Quote from: Dale Wilkerson, University of North Texas, Internet Encyclopedia of Philosophy link=http://www.iep.utm.edu/nietzsch/#H4
Nietzsche’s philosophy contemplates the meaning of values and their significance to human existence. Given that no absolute values exist, in Nietzsche’s worldview, the evolution of values on earth must be measured by some other means. How then shall they be understood? The existence of a value presupposes a value-positing perspective, and values are created by human beings (and perhaps other value-positing agents) as aids for survival and growth. Because values are important for the well being of the human animal, because belief in them is essential to our existence, we oftentimes prefer to forget that values are our own creations and to live through them as if they were absolute. For these reasons, social institutions enforcing adherence to inherited values are permitted to create self-serving economies of power, so long as individuals living through them are thereby made more secure and their possibilities for life enhanced.

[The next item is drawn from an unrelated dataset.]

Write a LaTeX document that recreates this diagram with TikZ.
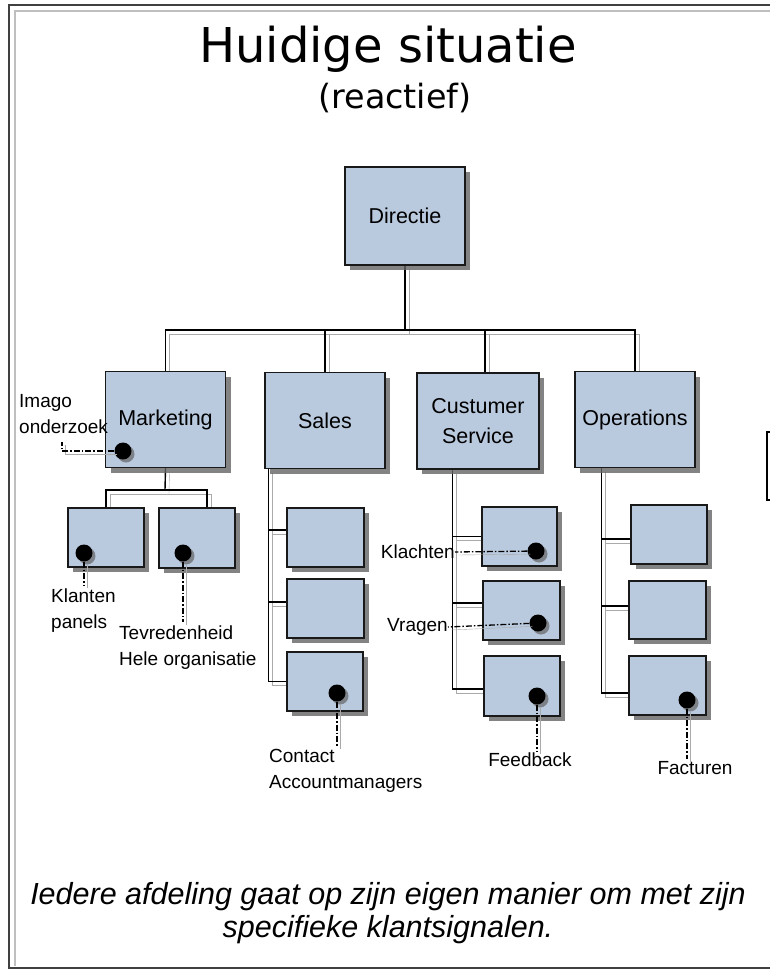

Nevertheless, from time to time the values we inherit are deemed no longer suitable and the continued enforcement of them no longer stands in the service of life. To maintain allegiance to such values, even when they no longer seem practicable, turns what once served the advantage to individuals to a disadvantage, and what was once the prudent deployment of values into a life denying abuse of power. When this happens the human being must reactivate its creative, value-positing capacities and construct new values.
(Red colorization mine.)

Alexander did, indeed, conquer many a people; however, conquest is a self-preservation technique so primitive as to be employed by chimpanzees.